Bizumic's questions remain consistent. For example: What endures when a system collapses? His ongoing projects KODAK and ALBUM offer one possible answer. Through interviews with early digital imaging pioneers (Russell and Joan Kirsch, Steve Sasson), Bizumic reconstructs a prehistory of the digital image. Rochester, New York (once the American capital of photography and home to both Kodak and Xerox) now stands as a diminished reflection of its former self. Not only a story of industrial decline, but also one of technological amnesia. What innovation brings, it can just as easily erase. In the wake of this erasure, what often resurfaces is a mix of political vacuum and resurgent nationalism. Bizumic’s projects Hotel Jugoslavija and From Cube to Ball explore modernist architecture, using 20th-century buildings to reflect on both the pursuit of socially progressive ideals and the breakdown of collective identity. As Daniel Horn noted in his Frieze review of Bizumic’s MOCA Belgrade exhibition:

“A suite of identical hotel mirrors hung in several facing pairs, creating the familiar effect of endless reflection of the self, here enacts the kind of destabilizing of ideology, -isms and history colonizing visual perception the artist seems to engage in, asking which one trails the other.”
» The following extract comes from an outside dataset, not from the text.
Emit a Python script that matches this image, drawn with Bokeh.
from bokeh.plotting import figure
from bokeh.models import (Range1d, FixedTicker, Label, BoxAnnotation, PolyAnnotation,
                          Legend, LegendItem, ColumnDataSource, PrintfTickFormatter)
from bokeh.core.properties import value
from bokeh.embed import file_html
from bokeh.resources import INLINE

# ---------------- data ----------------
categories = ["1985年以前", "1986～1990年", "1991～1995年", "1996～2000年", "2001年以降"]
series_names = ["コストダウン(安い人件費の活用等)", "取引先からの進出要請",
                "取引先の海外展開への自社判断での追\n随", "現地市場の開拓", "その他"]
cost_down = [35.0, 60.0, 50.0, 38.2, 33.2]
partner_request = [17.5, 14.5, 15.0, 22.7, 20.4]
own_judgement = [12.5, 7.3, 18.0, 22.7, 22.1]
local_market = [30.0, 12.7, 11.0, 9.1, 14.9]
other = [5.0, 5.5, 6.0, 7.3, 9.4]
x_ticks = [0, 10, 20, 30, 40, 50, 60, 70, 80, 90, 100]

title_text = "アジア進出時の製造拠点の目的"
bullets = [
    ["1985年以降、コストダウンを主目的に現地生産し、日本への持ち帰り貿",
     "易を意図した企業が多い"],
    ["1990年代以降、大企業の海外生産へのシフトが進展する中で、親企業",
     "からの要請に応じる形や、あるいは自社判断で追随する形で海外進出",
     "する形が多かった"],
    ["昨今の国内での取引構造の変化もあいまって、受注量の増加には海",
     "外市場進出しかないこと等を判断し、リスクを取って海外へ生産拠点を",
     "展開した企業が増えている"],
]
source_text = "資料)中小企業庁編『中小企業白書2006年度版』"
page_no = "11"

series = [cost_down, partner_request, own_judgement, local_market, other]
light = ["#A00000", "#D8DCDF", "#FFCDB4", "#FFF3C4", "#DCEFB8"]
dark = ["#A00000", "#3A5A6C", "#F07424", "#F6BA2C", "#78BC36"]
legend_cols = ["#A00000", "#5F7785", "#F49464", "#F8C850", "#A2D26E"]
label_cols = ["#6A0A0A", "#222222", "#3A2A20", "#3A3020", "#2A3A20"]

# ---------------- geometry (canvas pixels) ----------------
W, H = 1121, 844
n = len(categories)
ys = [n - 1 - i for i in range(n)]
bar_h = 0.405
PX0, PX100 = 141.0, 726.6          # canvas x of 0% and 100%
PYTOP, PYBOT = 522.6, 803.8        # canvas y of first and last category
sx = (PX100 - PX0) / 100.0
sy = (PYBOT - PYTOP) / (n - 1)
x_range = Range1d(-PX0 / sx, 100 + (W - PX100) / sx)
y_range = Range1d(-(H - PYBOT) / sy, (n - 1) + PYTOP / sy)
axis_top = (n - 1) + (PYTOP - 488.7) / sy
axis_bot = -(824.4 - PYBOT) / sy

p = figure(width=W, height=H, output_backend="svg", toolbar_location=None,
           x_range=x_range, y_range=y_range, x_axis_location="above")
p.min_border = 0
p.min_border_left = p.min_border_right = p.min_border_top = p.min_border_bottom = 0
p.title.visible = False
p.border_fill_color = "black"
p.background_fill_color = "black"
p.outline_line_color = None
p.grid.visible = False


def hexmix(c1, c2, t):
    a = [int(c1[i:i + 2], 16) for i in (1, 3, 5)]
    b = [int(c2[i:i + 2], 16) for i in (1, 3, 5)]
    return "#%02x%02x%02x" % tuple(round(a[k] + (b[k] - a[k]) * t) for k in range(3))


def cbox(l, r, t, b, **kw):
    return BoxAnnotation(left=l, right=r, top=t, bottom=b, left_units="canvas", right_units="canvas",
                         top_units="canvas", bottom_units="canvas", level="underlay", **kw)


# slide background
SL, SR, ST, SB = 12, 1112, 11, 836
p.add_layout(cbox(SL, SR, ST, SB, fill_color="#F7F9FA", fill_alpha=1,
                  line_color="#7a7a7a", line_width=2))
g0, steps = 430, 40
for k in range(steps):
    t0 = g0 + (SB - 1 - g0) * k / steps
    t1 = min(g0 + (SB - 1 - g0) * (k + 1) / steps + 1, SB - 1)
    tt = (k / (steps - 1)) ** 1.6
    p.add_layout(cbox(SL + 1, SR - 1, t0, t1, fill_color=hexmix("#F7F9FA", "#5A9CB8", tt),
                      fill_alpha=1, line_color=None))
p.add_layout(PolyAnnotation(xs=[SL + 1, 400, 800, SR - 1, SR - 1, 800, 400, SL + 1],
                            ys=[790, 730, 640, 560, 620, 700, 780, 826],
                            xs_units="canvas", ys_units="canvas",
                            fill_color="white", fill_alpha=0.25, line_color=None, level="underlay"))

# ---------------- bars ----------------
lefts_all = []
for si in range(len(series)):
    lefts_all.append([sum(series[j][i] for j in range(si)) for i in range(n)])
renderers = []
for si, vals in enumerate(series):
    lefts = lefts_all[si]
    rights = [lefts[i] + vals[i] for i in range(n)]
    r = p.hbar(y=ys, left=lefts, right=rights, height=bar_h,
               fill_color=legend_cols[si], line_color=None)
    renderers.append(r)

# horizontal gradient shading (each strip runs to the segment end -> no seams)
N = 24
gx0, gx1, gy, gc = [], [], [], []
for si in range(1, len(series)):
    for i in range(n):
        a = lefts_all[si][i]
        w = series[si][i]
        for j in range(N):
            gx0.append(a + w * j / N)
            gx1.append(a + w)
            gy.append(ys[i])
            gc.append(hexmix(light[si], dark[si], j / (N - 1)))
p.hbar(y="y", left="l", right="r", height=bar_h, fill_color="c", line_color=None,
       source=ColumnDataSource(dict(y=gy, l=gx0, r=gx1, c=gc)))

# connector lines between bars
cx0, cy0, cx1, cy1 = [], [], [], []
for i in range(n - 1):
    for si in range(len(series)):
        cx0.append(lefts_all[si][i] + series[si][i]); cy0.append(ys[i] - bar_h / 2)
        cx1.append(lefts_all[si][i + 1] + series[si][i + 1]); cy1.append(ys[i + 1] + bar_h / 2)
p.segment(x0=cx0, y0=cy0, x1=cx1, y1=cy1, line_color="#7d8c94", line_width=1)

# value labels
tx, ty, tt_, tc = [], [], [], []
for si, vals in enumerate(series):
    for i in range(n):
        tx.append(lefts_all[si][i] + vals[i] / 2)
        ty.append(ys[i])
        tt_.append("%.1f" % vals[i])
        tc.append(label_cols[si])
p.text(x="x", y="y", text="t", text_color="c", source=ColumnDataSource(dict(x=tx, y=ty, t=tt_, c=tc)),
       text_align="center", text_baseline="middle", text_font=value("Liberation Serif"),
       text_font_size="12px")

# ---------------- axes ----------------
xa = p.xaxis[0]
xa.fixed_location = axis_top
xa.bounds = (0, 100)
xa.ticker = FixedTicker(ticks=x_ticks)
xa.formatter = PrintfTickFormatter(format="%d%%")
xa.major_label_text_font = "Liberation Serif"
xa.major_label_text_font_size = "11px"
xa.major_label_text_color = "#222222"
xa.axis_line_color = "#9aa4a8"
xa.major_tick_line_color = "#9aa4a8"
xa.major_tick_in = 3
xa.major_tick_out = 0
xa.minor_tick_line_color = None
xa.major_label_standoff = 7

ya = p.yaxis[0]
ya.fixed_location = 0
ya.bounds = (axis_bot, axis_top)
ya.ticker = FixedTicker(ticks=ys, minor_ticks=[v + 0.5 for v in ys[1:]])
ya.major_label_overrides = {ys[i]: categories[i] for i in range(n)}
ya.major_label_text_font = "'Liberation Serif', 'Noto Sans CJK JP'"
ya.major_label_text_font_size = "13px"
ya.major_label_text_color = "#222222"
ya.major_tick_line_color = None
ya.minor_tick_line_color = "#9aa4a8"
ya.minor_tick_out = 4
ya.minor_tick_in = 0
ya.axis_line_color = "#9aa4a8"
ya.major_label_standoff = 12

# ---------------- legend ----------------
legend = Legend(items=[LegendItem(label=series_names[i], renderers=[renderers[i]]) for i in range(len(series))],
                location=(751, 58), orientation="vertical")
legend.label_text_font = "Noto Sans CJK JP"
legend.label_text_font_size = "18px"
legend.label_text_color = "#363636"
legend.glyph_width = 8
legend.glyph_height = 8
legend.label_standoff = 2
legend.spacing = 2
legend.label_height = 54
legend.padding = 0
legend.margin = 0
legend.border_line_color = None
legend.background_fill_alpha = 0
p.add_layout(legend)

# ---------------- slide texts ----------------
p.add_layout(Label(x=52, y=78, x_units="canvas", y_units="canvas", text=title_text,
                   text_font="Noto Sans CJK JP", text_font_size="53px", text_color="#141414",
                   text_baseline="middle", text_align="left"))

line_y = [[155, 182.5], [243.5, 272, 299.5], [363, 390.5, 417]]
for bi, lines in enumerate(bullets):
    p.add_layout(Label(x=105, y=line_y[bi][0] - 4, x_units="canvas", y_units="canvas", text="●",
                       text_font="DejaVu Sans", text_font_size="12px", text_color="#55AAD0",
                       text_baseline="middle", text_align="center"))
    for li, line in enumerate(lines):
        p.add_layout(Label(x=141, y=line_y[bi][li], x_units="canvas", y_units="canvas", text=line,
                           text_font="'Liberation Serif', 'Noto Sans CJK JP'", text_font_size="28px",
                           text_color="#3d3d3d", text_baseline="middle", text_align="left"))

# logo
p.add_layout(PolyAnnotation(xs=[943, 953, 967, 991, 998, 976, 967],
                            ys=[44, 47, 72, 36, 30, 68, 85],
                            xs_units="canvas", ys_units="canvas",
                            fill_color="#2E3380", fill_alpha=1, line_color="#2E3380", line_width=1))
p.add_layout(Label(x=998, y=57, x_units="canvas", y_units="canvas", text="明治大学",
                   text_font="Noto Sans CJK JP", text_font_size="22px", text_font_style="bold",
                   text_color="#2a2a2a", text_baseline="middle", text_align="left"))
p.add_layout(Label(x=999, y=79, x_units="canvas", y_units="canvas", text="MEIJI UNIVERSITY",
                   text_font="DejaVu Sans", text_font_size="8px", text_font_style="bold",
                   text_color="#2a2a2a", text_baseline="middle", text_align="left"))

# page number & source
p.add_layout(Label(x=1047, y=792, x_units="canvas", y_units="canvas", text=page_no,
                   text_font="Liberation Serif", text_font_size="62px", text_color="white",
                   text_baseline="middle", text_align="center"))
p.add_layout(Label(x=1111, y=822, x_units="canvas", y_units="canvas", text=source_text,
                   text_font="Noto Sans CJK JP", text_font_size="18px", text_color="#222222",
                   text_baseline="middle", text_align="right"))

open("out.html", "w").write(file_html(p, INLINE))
COPIA: Collection of Post-Industrial Arts (Lombardi–Kargl, Vienna, 2023) extends this line of inquiry. The starting point: a broken HP Scanjet G4050 scanner overtaken by fungus. What grows inside becomes the source of the ALBUM series which result in large-scale images full of glitches, refractions, and chromatic overloads. Here, error is embraced. Failure becomes form. One word comes to mind: microscopic. Another: space exploration. This is a human/non-human process collaboration with mycelium. These images seem to suggest another way of seeing (and another way of being) existing just beyond what our lens were built to record. Apertures appear again and again in Bizumic’s practice. Lenses. Windows. Circular voids. They act as thresholds between inside and outside, seen and unseen, human and machine.
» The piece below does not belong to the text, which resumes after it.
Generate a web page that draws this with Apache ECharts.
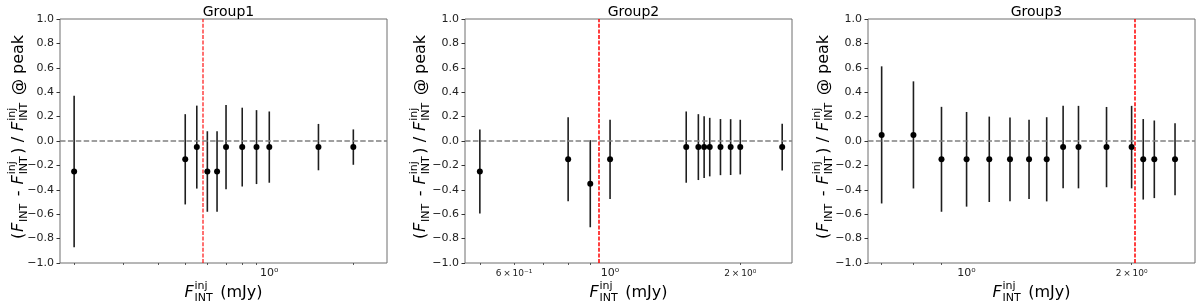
<!DOCTYPE html>
<html><head><meta charset="utf-8">
<script src="https://cdn.jsdelivr.net/npm/echarts@6/dist/echarts.min.js"></script>
<style>html,body{margin:0;padding:0;background:#fff}#c{width:1200px;height:308px}</style>
</head><body><div id="c"></div>
<script>
// ---------------- data ----------------
const groupTitles = ['Group1', 'Group2', 'Group3'];

const g1X   = [0.2, 0.5, 0.55, 0.6, 0.65, 0.7, 0.8, 0.9, 1.0, 1.5, 2.0];
const g1Y   = [-0.25, -0.15, -0.05, -0.25, -0.25, -0.05, -0.05, -0.05, -0.05, -0.05, -0.05];
const g1Err = [0.62, 0.37, 0.34, 0.33, 0.33, 0.345, 0.323, 0.303, 0.292, 0.19, 0.145];

const g2X   = [0.5, 0.8, 0.9, 1.0, 1.5, 1.6, 1.65, 1.7, 1.8, 1.9, 2.0, 2.5];
const g2Y   = [-0.25, -0.15, -0.35, -0.15, -0.05, -0.05, -0.05, -0.05, -0.05, -0.05, -0.05, -0.05];
const g2Err = [0.345, 0.344, 0.357, 0.325, 0.292, 0.27, 0.253, 0.24, 0.23, 0.229, 0.224, 0.191];

const g3X   = [0.7, 0.8, 0.9, 1.0, 1.1, 1.2, 1.3, 1.4, 1.5, 1.6, 1.8, 2.0, 2.1, 2.2, 2.4];
const g3Y   = [0.05, 0.05, -0.15, -0.15, -0.15, -0.15, -0.15, -0.15, -0.05, -0.05, -0.05, -0.05, -0.15, -0.15, -0.15];
const g3Err = [0.562, 0.439, 0.43, 0.388, 0.35, 0.343, 0.325, 0.345, 0.338, 0.338, 0.329, 0.338, 0.33, 0.318, 0.295];

const limitLines = [0.58, 0.94, 2.03];          // red dashed vertical lines
const xLimits = [[0.178, 2.64], [0.462, 2.634], [0.661, 2.61]];
const yMin = -1.0, yMax = 1.0, yStep = 0.2;
const xMajorTicks = [1];
const xMinorTicks = [0.2, 0.3, 0.4, 0.5, 0.6, 0.7, 0.8, 0.9, 2, 3];
const xMinorLabelTicks = [[], [0.6, 2], [2]];
const xMajorLabels = {'1': '10\u2070'};
const xMinorLabels = {'0.6': '6\u2009\u00d7\u200910\u207b\u00b9', '2': '2\u2009\u00d7\u200910\u2070'};

const groupsX = [g1X, g2X, g3X];
const groupsY = [g1Y, g2Y, g3Y];
const groupsErr = [g1Err, g2Err, g3Err];

// ---------------- layout ----------------
const FONT = '"DejaVu Sans", sans-serif';
const panelLeft = [60, 465, 868];
const panelWidth = 327;
const panelTop = 19, panelHeight = 244;
const yNameX = [19, 421, 824];

const measCtx = document.createElement('canvas').getContext('2d');
function tw(t, size, italic) {
  measCtx.font = (italic ? 'italic ' : '') + size + 'px "DejaVu Sans"';
  return measCtx.measureText(t).width;
}
function txt(t, x, y, size, italic) {
  return {type: 'text', x: x, y: y, style: {
    text: t, fontSize: size, fontFamily: FONT, fontStyle: italic ? 'italic' : 'normal',
    fill: '#000', align: 'left', textAlign: 'left', verticalAlign: 'middle', textVerticalAlign: 'middle'}};
}
function mathLabel(pieces, cx, cy, rot) {
  let x = 0; const kids = [];
  pieces.forEach(p => {
    if (p.stack) {
      let w = 0;
      p.stack.forEach(q => { kids.push(txt(q.t, x, q.dy, q.s, false)); w = Math.max(w, tw(q.t, q.s, false)); });
      x += w + (p.after || 0);
    } else {
      kids.push(txt(p.t, x, p.dy || 0, p.s, p.it));
      x += tw(p.t, p.s, p.it) + (p.after || 0);
    }
  });
  kids.forEach(k => { k.x -= x / 2; });
  return {type: 'group', x: cx, y: cy, rotation: rot, children: kids, silent: true};
}
const S = 16, s = 11;
const Fp = {t: 'F', s: S, it: true, after: 0.8};
const subINT = {t: 'INT', s: s, dy: 5, after: 2.5};
const stackInj = {stack: [{t: 'inj', s: s, dy: -7}, {t: 'INT', s: s, dy: 5}], after: 2.5};
const yNamePieces = [{t: '(', s: S, after: 0.8}, Fp, subINT, {t: ' - ', s: S, after: 1}, Fp, stackInj,
  {t: ') / ', s: S, after: 1}, Fp, stackInj, {t: ' @ peak', s: S}];
const xNamePieces = [Fp, stackInj, {t: ' (mJy)', s: S}];

const option = {
  animation: false,
  backgroundColor: '#fff',
  title: [], grid: [], xAxis: [], yAxis: [], series: [], graphic: []
};

for (let i = 0; i < 3; i++) {
  const cx = panelLeft[i] + panelWidth / 2;
  option.title.push({text: groupTitles[i], left: cx, top: 0, textAlign: 'center',
    textStyle: {fontFamily: FONT, fontSize: 14, fontWeight: 'normal', color: '#000'}});
  option.grid.push({left: panelLeft[i], top: panelTop, width: panelWidth, height: panelHeight,
    show: true, borderColor: '#6e6e6e', borderWidth: 1, backgroundColor: 'transparent'});
  // major x axis
  option.xAxis.push({type: 'log', logBase: 10, gridIndex: i, position: 'bottom', min: xLimits[i][0], max: xLimits[i][1],
    axisLine: {show: false}, splitLine: {show: false},
    axisTick: {show: true, customValues: xMajorTicks, length: 3.5, lineStyle: {color: '#333', width: 1}},
    axisLabel: {show: true, customValues: xMajorTicks, margin: 5, fontFamily: FONT, fontSize: 11, color: '#222',
      formatter: v => xMajorLabels[String(+v.toPrecision(3))] || ''}});
  // minor x axis
  option.xAxis.push({type: 'log', logBase: 10, gridIndex: i, position: 'bottom', offset: 0,
    min: xLimits[i][0], max: xLimits[i][1],
    axisLine: {show: false}, splitLine: {show: false},
    axisTick: {show: true, customValues: xMinorTicks, length: 2, lineStyle: {color: '#333', width: 0.8}},
    axisLabel: {show: xMinorLabelTicks[i].length > 0, customValues: xMinorLabelTicks[i].length ? xMinorLabelTicks[i] : [1],
      margin: 6, fontFamily: FONT, fontSize: 9, color: '#222',
      formatter: v => xMinorLabels[String(+v.toPrecision(3))] || ''}});
  option.yAxis.push({type: 'value', gridIndex: i, min: yMin, max: yMax, interval: yStep,
    axisLine: {show: false}, splitLine: {show: false},
    axisTick: {show: true, length: 3.5, lineStyle: {color: '#333', width: 1}},
    axisLabel: {margin: 6, fontFamily: FONT, fontSize: 11, color: '#222',
      formatter: v => v.toFixed(1).replace('-', '\u2212')}});

  const xs = groupsX[i], ys = groupsY[i], es = groupsErr[i];
  const rows = xs.map((x, k) => [x, ys[k], ys[k] - es[k], ys[k] + es[k]]);

  // reference lines
  option.series.push({type: 'line', xAxisIndex: 2 * i, yAxisIndex: i, data: [], z: 1, silent: true,
    markLine: {silent: true, symbol: ['none', 'none'], label: {show: false}, animation: false,
      data: [
        {yAxis: 0, lineStyle: {color: '#808080', type: [5.5, 2.4], width: 1.5}},
        {xAxis: limitLines[i], lineStyle: {color: '#ff0000', opacity: i === 0 ? 0.75 : 1, type: [4, 1.6], width: 1.5}}
      ]}});
  // error bars
  option.series.push({type: 'custom', xAxisIndex: 2 * i, yAxisIndex: i, z: 2, silent: true,
    data: rows, encode: {x: 0, y: 1},
    renderItem: function (params, api) {
      const p1 = api.coord([api.value(0), api.value(2)]);
      const p2 = api.coord([api.value(0), api.value(3)]);
      return {type: 'line', shape: {x1: p1[0], y1: p1[1], x2: p2[0], y2: p2[1]},
        style: {stroke: '#1e1e1e', lineWidth: 1.6}};
    }});
  // markers
  option.series.push({type: 'scatter', xAxisIndex: 2 * i, yAxisIndex: i, z: 3, silent: true,
    data: rows.map(r => [r[0], r[1]]), symbol: 'circle', symbolSize: 6,
    itemStyle: {color: '#000', opacity: 1}});

  option.graphic.push(mathLabel(yNamePieces, yNameX[i], panelTop + panelHeight / 2 - 4, Math.PI / 2));
  option.graphic.push(mathLabel(xNamePieces, cx, 293, 0));
}

const chart = echarts.init(document.getElementById('c'), null, {renderer: 'canvas'});
chart.setOption(option);
</script>
</body></html>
This logic extends to his most recent project, developed on the island of Favignana, off the coast of Sicily. There, in the Giardino dell’Impossibile, a former limestone quarry turned botanical archive which Bizumic finds a new kind of site. Once a place of extraction, now one of cultivation. For over four decades, Maria Gabriella Campo has transformed the quarry into a flourishing garden with more than 500 plants. A living archive. Lush and uneven. Yet, extravagantly subjective. Bizumic’s response is visual, tactile, and conceptual. He photographs, prints, collages, paints, and overpaints fragments of the garden. These are housed in hand-built frames, each coated in 23.75-karat Italian gold. Gold, in this context, is not mere ornamentation. It is a material with its own logic and its own history. Gold radiates light. Photography records it. In Bizumic’s work, the two sit together (image and frame) like a double exposure. Together, they complicate the relationship between presence and absence. Between what has been and what is. What remains is a question: How do we rebuild from ruins?”
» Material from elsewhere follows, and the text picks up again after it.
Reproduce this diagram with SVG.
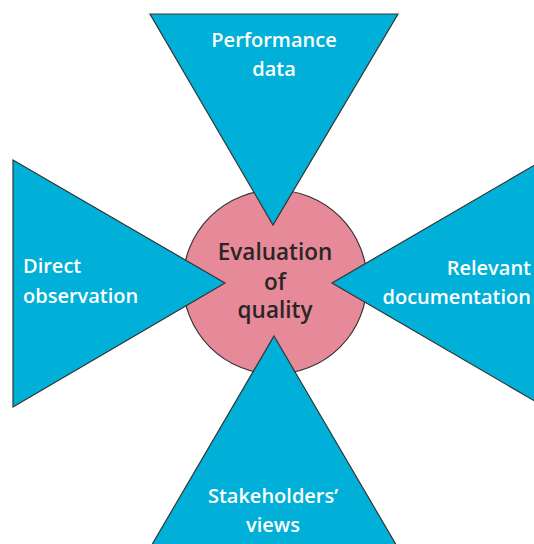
<svg xmlns="http://www.w3.org/2000/svg" width="534" height="544" viewBox="0 0 534 544">
  <style>
    .source { fill: #00b0d8; stroke: #333333; stroke-width: 1.2; stroke-linejoin: miter; }
    .hub { fill: #e68a9a; stroke: #333333; stroke-width: 1.2; }
    .label { font-family: "Open Sans", "Noto Sans", sans-serif; font-weight: 600; font-size: 20px; fill: #ffffff; }
    .hub-label { font-family: "Open Sans", "Noto Sans", sans-serif; font-weight: 650; font-size: 22.5px; fill: #2b2526; text-anchor: middle; }
  </style>
  <rect width="534" height="544" fill="#ffffff"/>

  <!-- central evaluation circle -->
  <g id="evaluation">
    <circle class="hub" cx="275" cy="282" r="92"/>
  </g>

  <!-- sources feeding into the evaluation -->
  <g id="performance-data">
    <polygon class="source" points="150,14 398,14 273,225"/>
    <text class="label" text-anchor="middle" x="274" y="47">Performance</text>
    <text class="label" text-anchor="middle" x="274" y="76">data</text>
  </g>

  <g id="direct-observation">
    <polygon class="source" points="13,160 13,407 225,283"/>
    <text class="label" x="23" y="273">Direct</text>
    <text class="label" x="23" y="303">observation</text>
  </g>

  <g id="relevant-documentation">
    <polygon class="source" points="545,159 545,407 332,283"/>
    <text class="label" text-anchor="end" x="531" y="275">Relevant</text>
    <text class="label" text-anchor="end" x="531" y="304">documentation</text>
  </g>

  <g id="stakeholders-views">
    <polygon class="source" points="274,336 398,548 150,548"/>
    <text class="label" text-anchor="middle" x="273" y="503">Stakeholders’</text>
    <text class="label" text-anchor="middle" x="273" y="532">views</text>
  </g>

  <!-- hub label drawn above the triangle tips -->
  <g id="evaluation-label">
    <text class="hub-label" x="275" y="260">Evaluation</text>
    <text class="hub-label" x="275" y="290">of</text>
    <text class="hub-label" x="275" y="318">quality</text>
  </g>

  <g id="connectors"/>
</svg>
Bizumic has lectured at art institutions including the Academy of Fine Arts Vienna; Art University Linz; Museum of Contemporary Art, Belgrade; Camera Austria, Graz; Art History Department, University of Auckland; Auckland University of Technology; School of Art, Otago Polytechnic, Dunedin; Victoria University of Wellington; Massey University, Wellington; The John and Mable Ringling Museum of Art – the State University of Florida.

The artwork of Bizumic has been written about in Artforum, Frieze, Camera Austria, Parnass, Springerin, Eikon, the New Zealand Herald, the NZ Listener, Slanted, Die Presse, Frankfurter Allgemeine Zeitung, and Le Monde. Bizumic's own writing has been published by TEXTE ZUR KUNST, Berlin.